前言
神經網絡的優化多采用諸如梯度下降法的基於一階導數的優化方法(PS:可參見之前寫的一篇文章 http://www.cnblogs.com/simplex/p/6777705.html,用下降單純形優化一個非常簡單的神經網絡,無需求梯度)。在計算待優化變量的一階導數時,最常用的方法就是 back propagation (BP)算法。BP算法可以認為是自動微分(Automatic Differentiation )的一個特例,但是很多講述BP算法在神經網絡中應用的文章都是先手工推導出各個參數的導函數表達式,再寫代碼實現導數的計算,這樣不但導致推導十分繁復,而且也沒有體現出BP算法的效果,因為BP算法(或者更一般的自動微分算法)的一個重要目的就是避免我們手動計算復雜的解析形式的導函數。本文就自動微分方法做一個介紹,包括比較簡單的前向自動微分算法和基於計算圖實現的后向自動微分算法(BP算法),並給出了相應的python代碼實現。
自動微分原理簡介
自動微分(Automatic Differentiation )的目的是為了求函數在某點的導數值。它可以認為是介於符號計算和數值計算之間的一種求微分的方式,主要原理是利用求導的鏈式法則:
假設\(\mathbf{y}=v_n(v_{n-1}(v_{n-2}\cdots( v_1(\mathbf{x}))))\),則\(\mathbf{y}\)關於\(\mathbf{x}\)的導數\(\frac{d\mathbf{y}}{d\mathbf{x}}\)為:
\(\frac{d\mathbf{y}}{d\mathbf{x}}=\frac{d\mathbf{y}}{dv_n}\frac{dv_n}{d\mathbf{x}}=\frac{d\mathbf{y}}{dv_n}\frac{dv_n}{dv_{n-1}}\frac{dv_{n-1}}{d\mathbf{x}}=\frac{d\mathbf{y}}{dv_{n}}\frac{dv_n}{dv_{n-1}}\cdots \frac{dv_{2}}{dv_1}\frac{dv_1}{d\mathbf{x}}\)

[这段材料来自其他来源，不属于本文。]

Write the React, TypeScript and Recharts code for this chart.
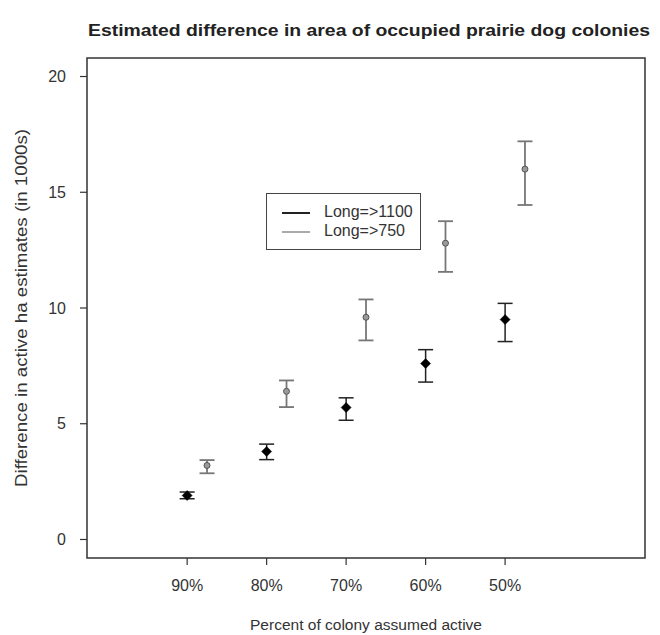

依據求導的鏈式法則,為了計算\(\frac{d\mathbf{y}}{d\mathbf{x}}\),我們可以依次求出上式中的微分表達式,然后將他們乘起來得到最后的結果。這又有兩種實現方式:
- 前向模式(或tangent-linear mode),即沿着上式乘積的反向依次求導,先求\(\frac{dv_1}{d\mathbf{x}}\) (seed)。它與函數求值的順序相同,求導所需函數值可以和對應的微分一起求出來。
- 反向模式(或adjoint mode),即沿着上式乘積的正向依次求導,先求\(\frac{d\mathbf{y}}{dv_{n}}\) (seed)。它與函數求值的順序相反,求導所需函數值沒法和對應的微分一起求出來,得分別計算函數值和到數值。
以鏈式法則的一步計算\(\frac{dv_{i+1}}{dv_{i-1}}=\frac{dv_{i+1}}{dv_{i}}\frac{dv_{i}}{dv_{i-1}}\)為例,前向和反向模式的區別是:
- 前向模式中\(\frac{dv_{i}}{dv_{i-1}}\)是已知的,需要求的是\(\frac{dv_{i+1}}{dv_{i}}\),即待求導函數的自變量的導數是已知的。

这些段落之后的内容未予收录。